8c will always beat 4c+HT. For 6c/12t vs 8c, thats a harder question, and would depend on the exact workload.
Like others have said it depends on the workload. If you have an application that can take advantage of HT it will give you a nice boost however its not 100% efficient. So eight real cores will always do better than 4c+HT.
If i remember correctly HT gives you something like a 20-30% on applications that can use it.
only if the workload is light and the pipeline is underutilized. when the workload is heavy and the pipeline is fully utilized, its not better then having 4 real core and in some cases can actually cuase a drop in performance as resource and memory contentions can cuase performance fallout, even though it is better then the p4 days it still happens.
So then theoretically with a heavy workload 8 physical cores without HT would perform better than 6 physical cores with?
in a high throughput situation where you needed to fully utilized the pipeline, absolutely.Now if you running MS word and you have alot of threading to keep the app from blocking, the ht might outperform "still running word" in a single application, if you encoding a dvd in the background and its using a high throughput highly thread execution engine.

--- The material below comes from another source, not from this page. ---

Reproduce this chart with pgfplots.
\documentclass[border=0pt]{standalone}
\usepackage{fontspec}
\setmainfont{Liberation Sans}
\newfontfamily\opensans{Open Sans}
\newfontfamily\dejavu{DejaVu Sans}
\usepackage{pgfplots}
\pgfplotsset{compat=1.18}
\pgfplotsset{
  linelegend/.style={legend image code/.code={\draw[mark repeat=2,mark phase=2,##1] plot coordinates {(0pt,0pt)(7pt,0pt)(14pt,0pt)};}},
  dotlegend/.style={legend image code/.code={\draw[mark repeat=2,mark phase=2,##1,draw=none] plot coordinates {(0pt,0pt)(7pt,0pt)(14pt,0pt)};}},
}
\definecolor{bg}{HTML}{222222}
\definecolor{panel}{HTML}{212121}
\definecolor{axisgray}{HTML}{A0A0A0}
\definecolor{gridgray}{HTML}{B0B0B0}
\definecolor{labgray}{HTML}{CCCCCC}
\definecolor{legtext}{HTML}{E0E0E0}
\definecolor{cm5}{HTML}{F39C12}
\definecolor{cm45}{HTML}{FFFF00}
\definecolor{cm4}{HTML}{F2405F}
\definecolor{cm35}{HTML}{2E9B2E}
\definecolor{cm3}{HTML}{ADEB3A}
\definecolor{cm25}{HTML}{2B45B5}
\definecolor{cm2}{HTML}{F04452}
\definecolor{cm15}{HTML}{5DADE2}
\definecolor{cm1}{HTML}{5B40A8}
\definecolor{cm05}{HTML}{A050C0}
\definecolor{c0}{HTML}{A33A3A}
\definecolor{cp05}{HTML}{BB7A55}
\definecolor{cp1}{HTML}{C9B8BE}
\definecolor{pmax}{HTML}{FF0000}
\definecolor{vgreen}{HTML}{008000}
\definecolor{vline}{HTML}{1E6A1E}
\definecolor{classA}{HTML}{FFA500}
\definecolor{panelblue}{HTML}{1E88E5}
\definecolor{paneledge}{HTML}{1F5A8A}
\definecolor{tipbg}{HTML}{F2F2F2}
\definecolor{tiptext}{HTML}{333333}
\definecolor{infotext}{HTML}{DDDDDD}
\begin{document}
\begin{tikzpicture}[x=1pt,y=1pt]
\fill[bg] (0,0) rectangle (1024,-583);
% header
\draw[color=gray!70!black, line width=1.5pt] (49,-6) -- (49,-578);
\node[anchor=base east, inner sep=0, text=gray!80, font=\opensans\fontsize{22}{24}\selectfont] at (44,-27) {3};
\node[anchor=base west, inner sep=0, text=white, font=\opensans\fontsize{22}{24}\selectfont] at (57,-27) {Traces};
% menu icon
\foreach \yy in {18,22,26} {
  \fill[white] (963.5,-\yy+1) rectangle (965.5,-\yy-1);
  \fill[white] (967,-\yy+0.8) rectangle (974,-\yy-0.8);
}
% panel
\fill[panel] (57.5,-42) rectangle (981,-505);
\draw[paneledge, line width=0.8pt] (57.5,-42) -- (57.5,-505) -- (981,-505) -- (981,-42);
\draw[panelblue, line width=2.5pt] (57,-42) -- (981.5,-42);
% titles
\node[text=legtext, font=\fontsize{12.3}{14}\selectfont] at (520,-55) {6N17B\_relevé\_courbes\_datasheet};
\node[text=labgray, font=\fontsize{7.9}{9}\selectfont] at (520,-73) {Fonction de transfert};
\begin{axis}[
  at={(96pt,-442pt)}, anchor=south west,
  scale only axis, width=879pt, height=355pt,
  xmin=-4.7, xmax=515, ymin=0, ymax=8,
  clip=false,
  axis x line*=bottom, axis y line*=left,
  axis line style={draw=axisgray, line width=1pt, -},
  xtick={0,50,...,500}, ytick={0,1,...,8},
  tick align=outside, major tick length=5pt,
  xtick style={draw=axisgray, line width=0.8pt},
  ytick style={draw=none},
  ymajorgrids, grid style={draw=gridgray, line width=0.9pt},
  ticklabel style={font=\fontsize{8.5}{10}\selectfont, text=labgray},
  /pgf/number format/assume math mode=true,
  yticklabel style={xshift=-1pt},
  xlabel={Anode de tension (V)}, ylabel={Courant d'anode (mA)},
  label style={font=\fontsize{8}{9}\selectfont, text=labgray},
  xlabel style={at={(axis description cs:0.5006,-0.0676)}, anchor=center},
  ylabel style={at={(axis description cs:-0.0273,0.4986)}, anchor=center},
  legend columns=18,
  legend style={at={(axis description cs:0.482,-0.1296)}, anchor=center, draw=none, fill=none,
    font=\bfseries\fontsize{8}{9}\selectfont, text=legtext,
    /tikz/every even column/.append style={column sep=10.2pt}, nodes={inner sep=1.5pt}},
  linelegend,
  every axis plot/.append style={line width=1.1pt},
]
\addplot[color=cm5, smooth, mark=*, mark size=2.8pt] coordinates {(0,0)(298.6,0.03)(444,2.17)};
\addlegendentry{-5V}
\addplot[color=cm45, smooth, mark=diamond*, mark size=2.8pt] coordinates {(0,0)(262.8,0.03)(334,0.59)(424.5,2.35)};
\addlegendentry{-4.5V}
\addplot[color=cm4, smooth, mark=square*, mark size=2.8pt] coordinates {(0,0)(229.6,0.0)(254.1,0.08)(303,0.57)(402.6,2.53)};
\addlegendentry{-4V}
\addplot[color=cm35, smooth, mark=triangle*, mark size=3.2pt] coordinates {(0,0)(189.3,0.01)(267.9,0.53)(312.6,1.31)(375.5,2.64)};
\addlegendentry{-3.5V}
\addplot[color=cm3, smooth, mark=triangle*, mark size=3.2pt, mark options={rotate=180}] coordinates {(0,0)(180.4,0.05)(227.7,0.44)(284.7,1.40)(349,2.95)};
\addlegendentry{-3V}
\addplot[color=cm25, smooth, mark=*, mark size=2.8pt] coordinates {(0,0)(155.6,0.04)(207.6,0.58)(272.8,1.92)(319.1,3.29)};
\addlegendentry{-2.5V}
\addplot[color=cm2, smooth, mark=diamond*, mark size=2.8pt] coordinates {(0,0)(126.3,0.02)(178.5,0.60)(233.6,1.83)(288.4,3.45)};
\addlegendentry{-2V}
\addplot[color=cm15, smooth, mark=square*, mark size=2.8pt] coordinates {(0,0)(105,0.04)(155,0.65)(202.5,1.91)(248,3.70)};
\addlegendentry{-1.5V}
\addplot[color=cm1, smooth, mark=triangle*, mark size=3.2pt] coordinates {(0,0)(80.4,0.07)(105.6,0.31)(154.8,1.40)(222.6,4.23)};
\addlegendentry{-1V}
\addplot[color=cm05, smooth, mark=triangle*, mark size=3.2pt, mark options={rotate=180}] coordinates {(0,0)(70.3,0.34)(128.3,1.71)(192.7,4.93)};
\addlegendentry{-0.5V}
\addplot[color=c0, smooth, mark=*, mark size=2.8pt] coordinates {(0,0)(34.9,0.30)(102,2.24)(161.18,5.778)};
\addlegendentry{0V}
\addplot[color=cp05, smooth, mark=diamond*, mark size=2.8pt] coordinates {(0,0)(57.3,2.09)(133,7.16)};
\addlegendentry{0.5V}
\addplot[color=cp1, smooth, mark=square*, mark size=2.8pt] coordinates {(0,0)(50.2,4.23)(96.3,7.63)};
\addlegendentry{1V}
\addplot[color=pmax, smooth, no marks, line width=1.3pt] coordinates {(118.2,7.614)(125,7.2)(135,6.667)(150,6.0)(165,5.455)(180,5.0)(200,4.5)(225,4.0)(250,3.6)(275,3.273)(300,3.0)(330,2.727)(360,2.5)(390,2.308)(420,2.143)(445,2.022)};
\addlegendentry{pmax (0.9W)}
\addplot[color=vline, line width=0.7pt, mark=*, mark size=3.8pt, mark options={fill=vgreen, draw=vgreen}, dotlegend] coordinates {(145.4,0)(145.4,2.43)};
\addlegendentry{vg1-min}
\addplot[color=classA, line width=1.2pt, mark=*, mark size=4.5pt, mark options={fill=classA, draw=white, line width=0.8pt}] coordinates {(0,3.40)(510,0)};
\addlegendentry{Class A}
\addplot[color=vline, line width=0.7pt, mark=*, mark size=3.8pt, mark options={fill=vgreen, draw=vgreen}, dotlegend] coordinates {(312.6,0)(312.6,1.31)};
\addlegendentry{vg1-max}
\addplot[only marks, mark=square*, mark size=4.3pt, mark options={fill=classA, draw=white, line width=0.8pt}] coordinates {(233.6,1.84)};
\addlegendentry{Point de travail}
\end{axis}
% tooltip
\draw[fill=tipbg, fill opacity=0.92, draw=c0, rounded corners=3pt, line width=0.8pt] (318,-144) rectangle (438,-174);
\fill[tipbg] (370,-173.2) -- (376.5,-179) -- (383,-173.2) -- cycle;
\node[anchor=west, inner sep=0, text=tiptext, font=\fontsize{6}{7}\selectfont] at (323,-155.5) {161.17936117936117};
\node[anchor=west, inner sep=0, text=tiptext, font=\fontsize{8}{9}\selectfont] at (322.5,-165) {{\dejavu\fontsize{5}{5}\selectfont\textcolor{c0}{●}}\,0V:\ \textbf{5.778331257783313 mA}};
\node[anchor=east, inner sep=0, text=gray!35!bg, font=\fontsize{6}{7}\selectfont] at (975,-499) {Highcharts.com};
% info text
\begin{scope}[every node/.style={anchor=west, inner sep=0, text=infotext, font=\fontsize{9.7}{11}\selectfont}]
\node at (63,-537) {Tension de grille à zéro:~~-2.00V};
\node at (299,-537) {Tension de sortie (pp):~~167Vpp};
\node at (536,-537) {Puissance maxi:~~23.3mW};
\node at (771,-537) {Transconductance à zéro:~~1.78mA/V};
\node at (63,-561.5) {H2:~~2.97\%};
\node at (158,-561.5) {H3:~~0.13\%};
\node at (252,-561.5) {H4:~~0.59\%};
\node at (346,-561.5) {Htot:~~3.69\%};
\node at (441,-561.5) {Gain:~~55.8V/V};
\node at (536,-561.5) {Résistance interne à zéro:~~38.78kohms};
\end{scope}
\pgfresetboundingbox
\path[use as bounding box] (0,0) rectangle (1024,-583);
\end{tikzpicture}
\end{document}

Most likely ht might get a advantage "for the secondary application" but it depends entirely on the pipeline.
AMD is correct on one front. HT is not really anything but a trick that could be accomplished with other methods. real cores matter at some point.
Cool, well i'm thinking in the situation that your using the computer for a single high priority process with little running in the background to encode a high definition video or DVD![]()
with a application like handbrake that can really push the cpu to its limits, 8 cores will beat 6 with ht all day provided the cores are of equal performance clock for clock.
I can't speak to client loads but it is ~14% on integer and ~20% on server if I remember correctly.
HT really only works well for lightly threaded workloads with a lot of gaps in the pipeline. Heavy threads and highly efficient software don't work well.
Can I ask what CPUs are you comparing? 8C/8T being better than 4C/8T is applicable if the architecture is close enough. If you are using say a dual Harpertown(Xeon based on Core 2 Penryn) and comparing that to the Core i7 quad core, then its hard to say. In some rendering applications the Core i7 4 core outperforms the dual 4 core Xeon.
Can I ask what CPUs are you comparing? 8C/8T being better than 4C/8T is applicable if the architecture is close enough. If you are using say a dual Harpertown(Xeon based on Core 2 Penryn) and comparing that to the Core i7 quad core, then its hard to say. In some rendering applications the Core i7 4 core outperforms the dual 4 core Xeon.
As it happens those are exactly the processors I was comparing, dual Xeon quads vs a single i7strictly for batch video encoding in things like handbrake
The more physical cores, the less the advantage HT provides.
Most peeps in this thread are assuming you were asking about same-architecture. Latest gen processors do a hell of alot more work per CPU/cycle than older generation CPUs. Apples-to-apples. Some of the newer CPU's also have instruction sets that may or may not speed up your app that the older stuff doesn't have.
You also have to consider that dual-socket server boards aren't exactly cheap (x58 boards can get up their in price too, but are generally cheaper). Also you can easily OC an i7 to 3.8~4.0 Ghz to squeeze free extra-power............can't do that with a server board.
6 cores vs 4:
http://www.anandtech.com/show/3674/amds-sixcore-phenom-ii-x6-1090t-1055t-reviewed/1
if the coding is done right, then 8 will always beat 6+HT, assuming same clock speed and processor design.